[Code that draws figures]
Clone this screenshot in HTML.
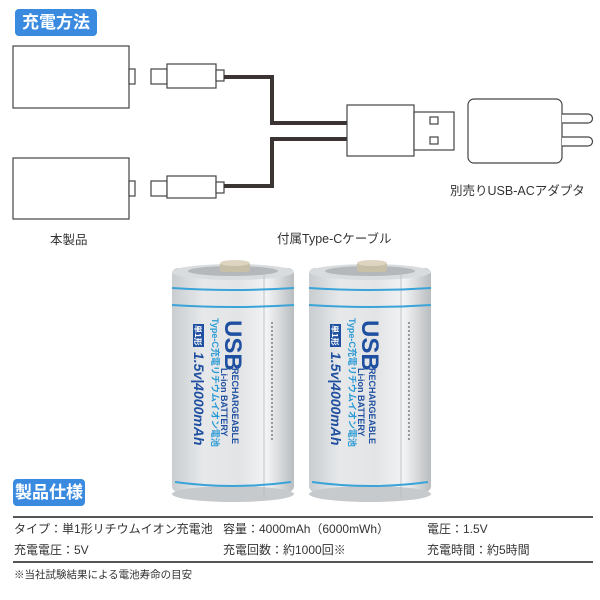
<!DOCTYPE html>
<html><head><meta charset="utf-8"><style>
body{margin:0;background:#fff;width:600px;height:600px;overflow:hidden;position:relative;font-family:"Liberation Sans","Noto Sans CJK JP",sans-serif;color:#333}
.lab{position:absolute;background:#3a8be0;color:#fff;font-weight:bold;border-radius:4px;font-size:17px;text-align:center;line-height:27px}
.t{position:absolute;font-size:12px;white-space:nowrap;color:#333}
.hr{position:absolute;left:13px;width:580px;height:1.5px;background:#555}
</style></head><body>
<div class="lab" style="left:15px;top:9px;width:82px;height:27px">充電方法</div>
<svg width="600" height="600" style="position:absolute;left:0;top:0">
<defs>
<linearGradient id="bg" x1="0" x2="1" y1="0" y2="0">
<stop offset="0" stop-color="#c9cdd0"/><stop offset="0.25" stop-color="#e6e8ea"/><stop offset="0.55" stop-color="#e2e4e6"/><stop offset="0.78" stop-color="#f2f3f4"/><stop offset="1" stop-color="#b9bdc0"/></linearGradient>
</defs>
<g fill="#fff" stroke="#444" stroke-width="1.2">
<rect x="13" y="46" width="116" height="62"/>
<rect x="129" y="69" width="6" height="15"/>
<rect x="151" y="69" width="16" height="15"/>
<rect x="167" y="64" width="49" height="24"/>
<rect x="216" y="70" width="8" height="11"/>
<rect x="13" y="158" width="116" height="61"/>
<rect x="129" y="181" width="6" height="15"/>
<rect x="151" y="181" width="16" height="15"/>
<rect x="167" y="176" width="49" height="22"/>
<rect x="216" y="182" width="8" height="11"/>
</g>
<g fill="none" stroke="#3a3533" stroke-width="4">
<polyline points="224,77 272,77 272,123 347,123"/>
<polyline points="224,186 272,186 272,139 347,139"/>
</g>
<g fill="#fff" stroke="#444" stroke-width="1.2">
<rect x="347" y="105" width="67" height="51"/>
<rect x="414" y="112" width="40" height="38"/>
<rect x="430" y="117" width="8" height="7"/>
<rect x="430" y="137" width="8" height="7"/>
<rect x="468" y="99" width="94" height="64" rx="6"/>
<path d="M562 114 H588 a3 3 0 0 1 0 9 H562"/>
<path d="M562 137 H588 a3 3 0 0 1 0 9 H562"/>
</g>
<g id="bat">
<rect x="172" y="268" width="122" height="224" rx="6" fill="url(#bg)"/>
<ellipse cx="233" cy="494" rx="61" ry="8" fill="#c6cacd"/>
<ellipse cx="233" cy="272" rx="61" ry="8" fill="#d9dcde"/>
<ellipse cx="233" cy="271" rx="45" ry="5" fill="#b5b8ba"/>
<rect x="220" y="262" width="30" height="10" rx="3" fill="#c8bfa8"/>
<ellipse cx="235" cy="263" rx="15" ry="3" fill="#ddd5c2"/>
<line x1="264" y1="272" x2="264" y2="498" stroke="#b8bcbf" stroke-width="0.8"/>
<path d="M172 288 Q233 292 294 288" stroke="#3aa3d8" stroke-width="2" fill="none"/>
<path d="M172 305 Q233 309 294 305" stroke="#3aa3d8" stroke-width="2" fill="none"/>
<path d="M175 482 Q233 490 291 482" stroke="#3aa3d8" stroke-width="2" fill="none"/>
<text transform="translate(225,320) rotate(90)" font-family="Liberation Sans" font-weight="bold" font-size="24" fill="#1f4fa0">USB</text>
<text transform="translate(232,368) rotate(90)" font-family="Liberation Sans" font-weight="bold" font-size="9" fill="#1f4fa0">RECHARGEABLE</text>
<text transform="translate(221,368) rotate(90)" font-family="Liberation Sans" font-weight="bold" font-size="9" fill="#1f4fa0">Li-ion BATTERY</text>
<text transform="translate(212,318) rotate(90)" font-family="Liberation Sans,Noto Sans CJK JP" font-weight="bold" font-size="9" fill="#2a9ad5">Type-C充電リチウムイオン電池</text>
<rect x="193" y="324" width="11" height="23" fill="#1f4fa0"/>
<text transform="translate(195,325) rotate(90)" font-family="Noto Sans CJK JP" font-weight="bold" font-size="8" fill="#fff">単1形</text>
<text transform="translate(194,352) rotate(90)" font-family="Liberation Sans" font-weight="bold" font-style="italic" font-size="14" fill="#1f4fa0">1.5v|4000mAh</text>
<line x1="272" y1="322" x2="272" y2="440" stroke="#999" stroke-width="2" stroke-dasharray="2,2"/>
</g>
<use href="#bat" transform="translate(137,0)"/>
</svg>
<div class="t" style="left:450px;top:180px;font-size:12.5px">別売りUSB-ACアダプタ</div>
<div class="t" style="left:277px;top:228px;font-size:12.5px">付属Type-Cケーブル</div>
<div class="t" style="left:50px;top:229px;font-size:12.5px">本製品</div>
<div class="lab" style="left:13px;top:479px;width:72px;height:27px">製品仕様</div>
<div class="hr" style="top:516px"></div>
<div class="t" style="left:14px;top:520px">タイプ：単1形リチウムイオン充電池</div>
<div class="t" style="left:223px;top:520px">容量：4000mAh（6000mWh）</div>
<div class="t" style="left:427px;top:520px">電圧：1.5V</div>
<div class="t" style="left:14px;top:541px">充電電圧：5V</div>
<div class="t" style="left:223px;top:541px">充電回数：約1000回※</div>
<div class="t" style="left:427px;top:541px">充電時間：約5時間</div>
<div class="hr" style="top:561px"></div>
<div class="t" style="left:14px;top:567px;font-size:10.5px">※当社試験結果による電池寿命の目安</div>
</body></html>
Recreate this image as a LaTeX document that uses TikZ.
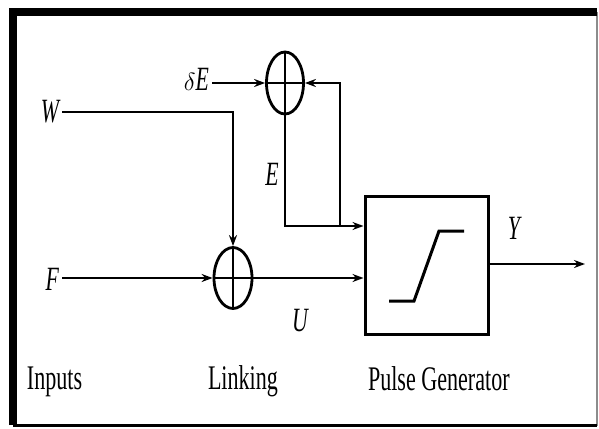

• [PROBLEM]
Drop the images and repeat the data exactly.

• [FULL ANSWER]
Clone this screenshot in HTML.
<!DOCTYPE html>
<html><head><meta charset="utf-8"><style>
body{margin:0;background:#fff;width:600px;height:600px;overflow:hidden;position:relative;font-family:"Liberation Sans","Noto Sans CJK JP",sans-serif;color:#333}
.lab{position:absolute;background:#3a8be0;color:#fff;font-weight:bold;border-radius:4px;font-size:17px;text-align:center;line-height:27px}
.t{position:absolute;font-size:12px;white-space:nowrap;color:#333}
.hr{position:absolute;left:13px;width:580px;height:1.5px;background:#555}
</style></head><body>
<div class="lab" style="left:15px;top:9px;width:82px;height:27px">充電方法</div>
<svg width="600" height="600" style="position:absolute;left:0;top:0">
<defs>
<linearGradient id="bg" x1="0" x2="1" y1="0" y2="0">
<stop offset="0" stop-color="#c9cdd0"/><stop offset="0.25" stop-color="#e6e8ea"/><stop offset="0.55" stop-color="#e2e4e6"/><stop offset="0.78" stop-color="#f2f3f4"/><stop offset="1" stop-color="#b9bdc0"/></linearGradient>
</defs>
<g fill="#fff" stroke="#444" stroke-width="1.2">
<rect x="13" y="46" width="116" height="62"/>
<rect x="129" y="69" width="6" height="15"/>
<rect x="151" y="69" width="16" height="15"/>
<rect x="167" y="64" width="49" height="24"/>
<rect x="216" y="70" width="8" height="11"/>
<rect x="13" y="158" width="116" height="61"/>
<rect x="129" y="181" width="6" height="15"/>
<rect x="151" y="181" width="16" height="15"/>
<rect x="167" y="176" width="49" height="22"/>
<rect x="216" y="182" width="8" height="11"/>
</g>
<g fill="none" stroke="#3a3533" stroke-width="4">
<polyline points="224,77 272,77 272,123 347,123"/>
<polyline points="224,186 272,186 272,139 347,139"/>
</g>
<g fill="#fff" stroke="#444" stroke-width="1.2">
<rect x="347" y="105" width="67" height="51"/>
<rect x="414" y="112" width="40" height="38"/>
<rect x="430" y="117" width="8" height="7"/>
<rect x="430" y="137" width="8" height="7"/>
<rect x="468" y="99" width="94" height="64" rx="6"/>
<path d="M562 114 H588 a3 3 0 0 1 0 9 H562"/>
<path d="M562 137 H588 a3 3 0 0 1 0 9 H562"/>
</g>
<g id="bat">
<rect x="172" y="268" width="122" height="224" rx="6" fill="url(#bg)"/>
<ellipse cx="233" cy="494" rx="61" ry="8" fill="#c6cacd"/>
<ellipse cx="233" cy="272" rx="61" ry="8" fill="#d9dcde"/>
<ellipse cx="233" cy="271" rx="45" ry="5" fill="#b5b8ba"/>
<rect x="220" y="262" width="30" height="10" rx="3" fill="#c8bfa8"/>
<ellipse cx="235" cy="263" rx="15" ry="3" fill="#ddd5c2"/>
<line x1="264" y1="272" x2="264" y2="498" stroke="#b8bcbf" stroke-width="0.8"/>
<path d="M172 288 Q233 292 294 288" stroke="#3aa3d8" stroke-width="2" fill="none"/>
<path d="M172 305 Q233 309 294 305" stroke="#3aa3d8" stroke-width="2" fill="none"/>
<path d="M175 482 Q233 490 291 482" stroke="#3aa3d8" stroke-width="2" fill="none"/>
<text transform="translate(225,320) rotate(90)" font-family="Liberation Sans" font-weight="bold" font-size="24" fill="#1f4fa0">USB</text>
<text transform="translate(232,368) rotate(90)" font-family="Liberation Sans" font-weight="bold" font-size="9" fill="#1f4fa0">RECHARGEABLE</text>
<text transform="translate(221,368) rotate(90)" font-family="Liberation Sans" font-weight="bold" font-size="9" fill="#1f4fa0">Li-ion BATTERY</text>
<text transform="translate(212,318) rotate(90)" font-family="Liberation Sans,Noto Sans CJK JP" font-weight="bold" font-size="9" fill="#2a9ad5">Type-C充電リチウムイオン電池</text>
<rect x="193" y="324" width="11" height="23" fill="#1f4fa0"/>
<text transform="translate(195,325) rotate(90)" font-family="Noto Sans CJK JP" font-weight="bold" font-size="8" fill="#fff">単1形</text>
<text transform="translate(194,352) rotate(90)" font-family="Liberation Sans" font-weight="bold" font-style="italic" font-size="14" fill="#1f4fa0">1.5v|4000mAh</text>
<line x1="272" y1="322" x2="272" y2="440" stroke="#999" stroke-width="2" stroke-dasharray="2,2"/>
</g>
<use href="#bat" transform="translate(137,0)"/>
</svg>
<div class="t" style="left:450px;top:180px;font-size:12.5px">別売りUSB-ACアダプタ</div>
<div class="t" style="left:277px;top:228px;font-size:12.5px">付属Type-Cケーブル</div>
<div class="t" style="left:50px;top:229px;font-size:12.5px">本製品</div>
<div class="lab" style="left:13px;top:479px;width:72px;height:27px">製品仕様</div>
<div class="hr" style="top:516px"></div>
<div class="t" style="left:14px;top:520px">タイプ：単1形リチウムイオン充電池</div>
<div class="t" style="left:223px;top:520px">容量：4000mAh（6000mWh）</div>
<div class="t" style="left:427px;top:520px">電圧：1.5V</div>
<div class="t" style="left:14px;top:541px">充電電圧：5V</div>
<div class="t" style="left:223px;top:541px">充電回数：約1000回※</div>
<div class="t" style="left:427px;top:541px">充電時間：約5時間</div>
<div class="hr" style="top:561px"></div>
<div class="t" style="left:14px;top:567px;font-size:10.5px">※当社試験結果による電池寿命の目安</div>
</body></html>
Recreate this image as a LaTeX document that uses TikZ.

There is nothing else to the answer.